You are probably familiar with the fiery and passionate love from the iconic 16th century play, Romeo and Juliet.
This timeless duo of two young lovers has become the epitome of the type of love nearly synonymous with romantic love: Eros. It is the type of love that desires to possess the object of its affection and says, “love is a feeling.”
Like every human relationship between man and woman, we find that Agape disagrees. “No, love is a choice,” it says. Agape is the type of love espoused in the Christian worldview and is associated quite often with marriage and self-sacrifice. So begins a disagreement which, left unresolved, leads to the divorce of two great loves.
It comes as no great surprise that, just as romanticism has divorced itself from Eros’ companionate love Agape, our Christian worldview is in danger of forgetting the wife of its youth. We often hear the Christian worldview counter our modern culture with the saying, “Love is a choice, not a feeling.” But it would be inaccurate for us to forget that God’s plan for love is not exclusive to one type alone.
God desires His people.
The Bible is replete with examples of how God shows his love for us. In the Old Testament, God delivers the Israelites from Babylonian exile even after they had turned their back on Him repeatedly.

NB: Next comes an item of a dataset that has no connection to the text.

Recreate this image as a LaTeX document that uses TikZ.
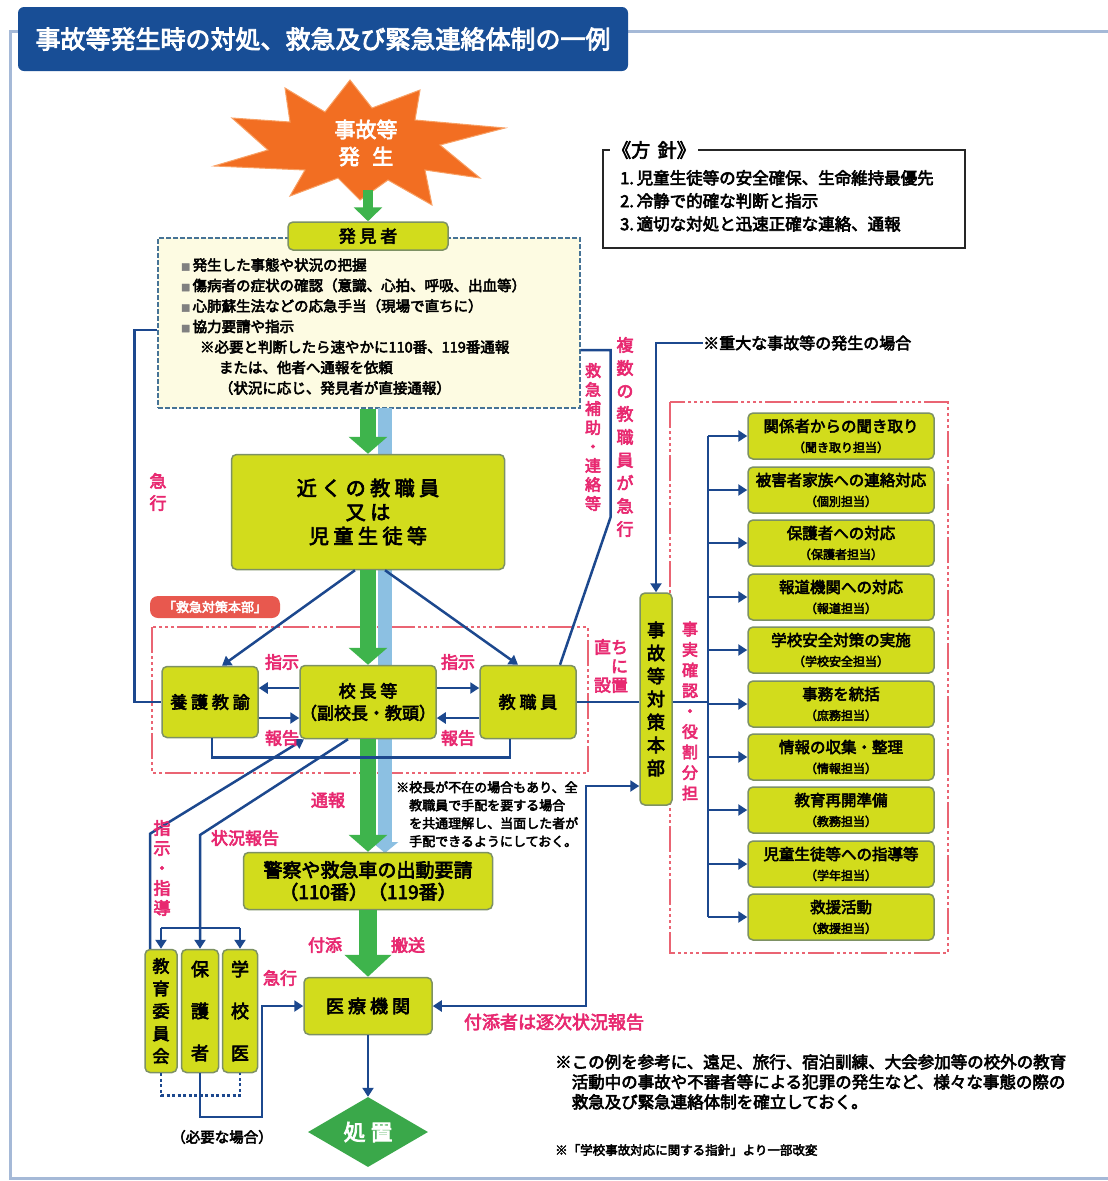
\documentclass[tikz,border=0pt]{standalone}
\usepackage{fontspec}
\setmainfont{Noto Sans CJK JP}
\newfontfamily\jb{Noto Sans CJK JP}[FakeBold=3.5]
\usetikzlibrary{arrows.meta,shapes.geometric,calc}
\definecolor{titleblue}{RGB}{24,78,150}
\definecolor{frameblue}{RGB}{165,185,215}
\definecolor{ygfill}{RGB}{210,220,28}
\definecolor{ygdraw}{RGB}{125,145,100}
\definecolor{paleyellow}{RGB}{253,251,226}
\definecolor{dashteal}{RGB}{70,115,150}
\definecolor{agreen}{RGB}{62,180,76}
\definecolor{barblue}{RGB}{140,192,226}
\definecolor{navy}{RGB}{28,72,142}
\definecolor{pinktxt}{RGB}{232,40,112}
\definecolor{pinkline}{RGB}{234,100,115}
\definecolor{starorange}{RGB}{242,110,34}
\definecolor{starrim}{RGB}{248,160,100}
\definecolor{labelred}{RGB}{232,88,78}
\definecolor{dgreen}{RGB}{58,168,74}
\newcommand{\myfs}[2]{\fontsize{#1}{#2}\selectfont}
\begin{document}
\begin{tikzpicture}[x=1pt,y=-1pt,
  ybox/.style={draw=ygdraw, fill=ygfill, line width=1.5pt, rounded corners=5pt, align=center, inner sep=0pt, text=black},
  conn/.style={draw=navy, line width=2.5pt},
  conna/.style={conn, -{Triangle[width=11pt,length=9pt]}},
  connb/.style={conn, {Triangle[width=11pt,length=9pt]}-{Triangle[width=11pt,length=9pt]}},
  garrow/.style={draw=agreen, line width=16pt, -{Triangle[width=38pt,length=17pt]}},
  pinklab/.style={text=pinktxt, font=\jb\myfs{17}{19}, align=center, inner sep=0pt},
  pinkrect/.style={draw=pinkline, line width=2.5pt, dash pattern=on 26pt off 3pt on 3pt off 3pt on 3pt off 3pt on 3pt off 3pt on 3pt off 3pt},
  role/.style={ybox, minimum width=186pt, minimum height=46pt, font=\jb\myfs{15.5}{20}},
  plaintxt/.style={inner sep=0pt, text=black}
]
\useasboundingbox (0,0) rectangle (1108,1181);
\fill[white] (0,0) rectangle (1108,1181);

% frame
\draw[frameblue, line width=3pt] (1115,31) -- (10,31) -- (10,1178) -- (1115,1178);

% title banner
\node[fill=titleblue, rounded corners=6pt, minimum width=610pt, minimum height=64pt, inner sep=0pt, text=white, font=\jb\myfs{25}{25}] (title) at (323,39) {事故等発生時の対処、救急及び緊急連絡体制の一例};

% policy box
\node[draw=black!85, line width=1.5pt, minimum width=362pt, minimum height=98pt, inner sep=0pt] (hoshin) at (784,199) {};
\node[fill=white, anchor=west, font=\jb\myfs{19}{19}, inner sep=2pt] (hoshintitle) at (610,150) {《方\hspace{0.4em}針》};
\node[plaintxt, anchor=north west, align=left, font=\jb\myfs{16.5}{23}] (hoshinitems) at (620,170) {1.\,児童生徒等の安全確保、生命維持最優先\\2.\,冷静で的確な判断と指示\\3.\,適切な対処と迅速正確な連絡、通報};

% starburst
\draw[fill=starorange, draw=starrim, line width=1pt]
  (214,166) -- (268,150) -- (232,118) -- (290,122) -- (285,88) -- (325,112) -- (350,80) -- (372,108)
  -- (420,90) -- (415,120) -- (505,128) -- (440,145) -- (480,178) -- (425,170) -- (432,205)
  -- (388,180) -- (360,200) -- (338,178) -- (290,196) -- (305,170) -- cycle;
\node[text=white, font=\jb\myfs{21}{27}, align=center, inner sep=0pt] (accident) at (366,143) {事故等\\発\hspace{0.6em}生};

% pink dashed frames
\draw[pinkrect] (152,627) rectangle (588,773);
\draw[pinkrect] (670,402) rectangle (948,953);

% finder area
\node[draw=dashteal, fill=paleyellow, line width=1.3pt, dash pattern=on 5pt off 2pt, minimum width=422pt, minimum height=170pt, inner sep=0pt] (finder) at (369,323) {};
\node[plaintxt, anchor=north west, align=left, font=\jb\myfs{14.5}{20.5}] (findtxt) at (181,258) {%
{\color{gray}\myfs{9}{9}■}\,発生した事態や状況の把握\\
{\color{gray}\myfs{9}{9}■}\,傷病者の症状の確認（意識、心拍、呼吸、出血等）\\
{\color{gray}\myfs{9}{9}■}\,心肺蘇生法などの応急手当（現場で直ちに）\\
{\color{gray}\myfs{9}{9}■}\,協力要請や指示\\
\hspace*{1.3em}※必要と判断したら速やかに110番、119番通報\\
\hspace*{2.6em}または、他者へ通報を依頼\\
\hspace*{2.6em}（状況に応じ、発見者が直接通報）};

% light blue bar
\coordinate (bartop) at (385,408);
\coordinate (barend) at (385,853);
\draw[draw=barblue, line width=14pt, -{Triangle[width=26pt,length=11pt]}] (bartop) -- (barend);

% main boxes
\node[ybox, minimum width=160pt, minimum height=28pt, font=\jb\myfs{17}{17}] (hakken) at (368,236) {発 見 者};
\node[ybox, minimum width=273pt, minimum height=115pt, font=\jb\myfs{20}{24}] (kinjo) at (368,512) {近 く の 教 職 員\\又 は\\児 童 生 徒 等};
\node[fill=labelred, rounded corners=8pt, text=white, font=\jb\myfs{13}{13}, minimum width=130pt, minimum height=22pt, inner sep=0pt] (kqhq) at (215,607) {「救急対策本部」};
\node[ybox, minimum width=96pt, minimum height=71pt, font=\jb\myfs{17}{17}] (yogo) at (210,702) {養 護 教 諭};
\node[ybox, minimum width=134pt, minimum height=73pt, font=\jb\myfs{17}{22}] (kocho) at (368,702) {校 長 等\\（副校長・教頭）};
\node[ybox, minimum width=96pt, minimum height=73pt, font=\jb\myfs{17}{17}] (kyoshoku) at (528,702) {教 職 員};
\node[ybox, minimum width=32pt, minimum height=212pt, font=\jb\myfs{18}{23}] (honbu) at (656,699) {事\\故\\等\\対\\策\\本\\部};
\node[ybox, minimum width=249pt, minimum height=57pt, font=\jb\myfs{19}{22}] (keisatsu) at (368,881) {警察や救急車の出動要請\\（110番）（119番）};
\node[ybox, minimum width=128pt, minimum height=57pt, font=\jb\myfs{18}{18}] (iryo) at (368,1006) {医 療 機 関};
\node[ybox, minimum width=32pt, minimum height=123pt, font=\jb\myfs{17}{22.5}] (kyoi) at (161,1011) {教\\育\\委\\員\\会};
\node[ybox, minimum width=37pt, minimum height=123pt, font=\jb\myfs{18}{42}] (hogo) at (200,1011) {保\\護\\者};
\node[ybox, minimum width=35pt, minimum height=123pt, font=\jb\myfs{18}{42}] (gakko) at (240,1011) {学\\校\\医};
\node[diamond, fill=dgreen, minimum width=120pt, minimum height=70pt, inner sep=0pt, text=white, font=\jb\myfs{22}{22}] (shochi) at (368,1132) {処 置};

% role boxes with bus
\coordinate (bus) at (708,436);
\coordinate (busend) at (708,917);
\draw[conn] (bus) -- (busend);
\foreach \i/\yy/\ta/\tb in {1/436/関係者からの聞き取り/（聞き取り担当）,
  2/490/被害者家族への連絡対応/（個別担当）,
  3/543/保護者への対応/（保護者担当）,
  4/597/報道機関への対応/（報道担当）,
  5/650/学校安全対策の実施/（学校安全担当）,
  6/704/事務を統括/（庶務担当）,
  7/757/情報の収集・整理/（情報担当）,
  8/810/教育再開準備/（教務担当）,
  9/864/児童生徒等への指導等/（学年担当）,
  10/917/救援活動/（救援担当）}{
  \node[role] (r\i) at (841,\yy) {\ta\\{\myfs{12}{14}\tb}};
  \draw[conna] (r\i.west -| bus) -- (r\i.west);
}

% green arrows
\coordinate (starbot) at (368,190);
\draw[draw=agreen, line width=10pt, -{Triangle[width=28pt,length=14pt]}] (starbot) -- (hakken.north);
\draw[garrow] (finder.south -| kinjo.north) -- (kinjo.north);
\draw[garrow] (kinjo.south) -- (kocho.north);
\draw[garrow] (kocho.south) -- (keisatsu.north);
\draw[draw=agreen, line width=18pt, -{Triangle[width=46pt,length=22pt]}] (keisatsu.south) -- (iryo.north);

% connectors
\draw[conna] ([xshift=-13pt]kinjo.south) -- ([xshift=12pt]yogo.north);
\draw[conna] ([xshift=17pt]kinjo.south) -- ([xshift=-10pt]kyoshoku.north);
\draw[conna] ([yshift=14pt]kocho.west) -- ([yshift=14pt]yogo.east);
\draw[conna] ([yshift=-16pt]yogo.east) -- ([yshift=-16pt]kocho.west);
\draw[conna] ([yshift=14pt]kocho.east) -- ([yshift=14pt]kyoshoku.east -| kyoshoku.west);
\draw[conna] ([yshift=-16pt]kyoshoku.west) -- ([yshift=-16pt]kocho.east);
\draw[conn] ([xshift=2pt]yogo.south) -- ++(0,19) -| ([xshift=-18pt]kyoshoku.south);
\draw[conn] ([yshift=-7pt]finder.west) -- ++(-23,0) |- (yogo.west);
\draw[conn] ([yshift=-27pt]finder.east) -- ++(30,0) -- ++(0,167) -- ([xshift=32pt]kyoshoku.north);
\draw[conn] (kyoshoku.east) -- (kyoshoku.east -| honbu.west);
\draw[conn] (kyoshoku.east -| honbu.east) -- (kyoshoku.east -| bus);
\node[plaintxt, anchor=west, font=\jb\myfs{16}{16}] (jyudai) at (703,343) {※重大な事故等の発生の場合};
\draw[conna] (jyudai.west) -| (honbu.north);
\coordinate (tsu) at (586,1006);
\draw[connb] (iryo.east) -- (tsu) |- ([yshift=-87pt]honbu.west);
\draw[conna] ([xshift=-11pt]kyoi.north) -- ++(0,-115) -- ([xshift=-64pt]kocho.south);
\coordinate (jk) at (200,835);
\draw[conna] ([xshift=-20pt]kocho.south) -- (jk) -- (hogo.north);
\coordinate (brL) at (161,928);
\coordinate (brR) at (240,928);
\draw[conn] (brL) -- (brR);
\draw[conna] (brL) -- (kyoi.north);
\draw[conna] (brR) -- (gakko.north);
\draw[draw=navy, line width=2.5pt, dash pattern=on 3pt off 2.5pt] (kyoi.south) -- ++(0,22) -| (gakko.south);
\coordinate (hk1) at (262,1117);
\draw[conna] (hogo.south) |- (hk1) |- (iryo.west);
\draw[conna] (iryo.south) -- (shochi.north);

% pink labels
\node[pinklab, font=\jb\myfs{17}{22}] (lkyuko) at (158,492) {急\\行};
\node[pinklab, font=\jb\myfs{16}{19}] (lhojo) at (593,437) {救\\急\\補\\助\\・\\連\\絡\\等};
\node[pinklab, font=\jb\myfs{17}{23}] (lfukusu) at (625,437) {複\\数\\の\\教\\職\\員\\が\\急\\行};
\node[pinklab] (lshiji1) at (282,662) {指示};
\node[pinklab] (lshiji2) at (458,662) {指示};
\node[pinklab] (lhokoku1) at (282,738) {報告};
\node[pinklab] (lhokoku2) at (458,738) {報告};
\node[pinklab, align=right] (ltadachi) at (611,666) {直ち\\に\\設置};
\node[pinklab, font=\jb\myfs{16}{20.5}] (ljijitsu) at (690,711) {事\\実\\確\\認\\・\\役\\割\\分\\担};
\node[pinklab] (ltsuho) at (328,800) {通報};
\node[pinklab] (ljokyo) at (245,838) {状況報告};
\node[pinklab, font=\jb\myfs{17}{20}] (lshido) at (162,868) {指\\示\\・\\指\\導};
\node[pinklab] (ltsukisoi) at (325,945) {付添};
\node[pinklab] (lhanso) at (408,945) {搬送};
\node[pinklab] (lkyuko2) at (280,978) {急行};
\node[pinklab, font=\jb\myfs{18}{18}] (ltsukisoisha) at (554,1022) {付添者は逐次状況報告};

% notes
\node[plaintxt, anchor=north west, align=left, font=\jb\myfs{13}{18}] (absent) at (396,781) {※校長が不在の場合もあり、全\\\hspace*{1em}教職員で手配を要する場合\\\hspace*{1em}を共通理解し、当面した者が\\\hspace*{1em}手配できるようにしておく。};
\node[plaintxt, font=\jb\myfs{14.5}{15}] (hitsuyo) at (222,1137) {（必要な場合）};
\node[plaintxt, anchor=north west, align=left, font=\jb\myfs{16.5}{20}] (note1) at (555,1054) {※この例を参考に、遠足、旅行、宿泊訓練、大会参加等の校外の教育\\\hspace*{1em}活動中の事故や不審者等による犯罪の発生など、様々な事態の際の\\\hspace*{1em}救急及び緊急連絡体制を確立しておく。};
\node[plaintxt, anchor=west, font=\jb\myfs{12.5}{13}] (note2) at (555,1150) {※「学校事故対応に関する指針」より一部改変};
\end{tikzpicture}
\end{document}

Despite Israel’s sin against Him, He still desired His people. “Because you are precious in my eyes and honored, and I love you, I give people in return for you and nations in exchange for your life.” (Isaiah 43:4) Kind of sounds like something straight out of Shakespearean romantic literature, doesn’t it?
Of course our feelings, especially those in romantic relationships, can become intoxicated with sin. You don’t need to look much further than the love portrayed in movies and yes, even Romeo and Juliet, to see what that looks like.
In God’s plan for love, the feeling or desire to possess our beloved inspires its companion: willing the good of the other.
The feeling without the choice won’t endure.
But just as we so often forget that love can’t bloom on the choice alone, our romantic culture has committed a serious infidelity by divorcing itself from Agape.
Just how many movies could become a blockbuster hit by showcasing a couple that didn’t fight too much or made wise decisions about faith and values? But this is exactly the type of love that the Church has always propagated for, "marriage helps to overcome self-absorption, egoism, pursuit of one's own pleasure, and to open oneself to the other, to mutual aid and to self-giving.” (CCC 1609)
Eros and Agape: It’s time for reconciliation
There is both beauty and truth to the reconciliation between the desire of Eros and the reason of Agape. St. John Chrysostom praises the divine nature we see between these two types of love. “This love (eros) is deeply planted in our inmost being. Unnoticed by us, it attracts the bodies of men and women to each other.”
Not only does he praise eros, but the selfless nature of agape in speaking about husband and wife. “Suffer anything for her sake, but never disgrace her, for Christ never did this with the Church.”
It’s perfectly understandable why we so often hear that, “Love is a choice, not a feeling.” Our individualistic society has become so accustomed to gratifying its desires that it has forgotten the other half of love. But in the Christian counterculture, we forget that the “other side” has merely taken a truth about human nature and run away with it.
So perhaps its time to reconcile the two. Love is not just a feeling. Love marries choice and feeling.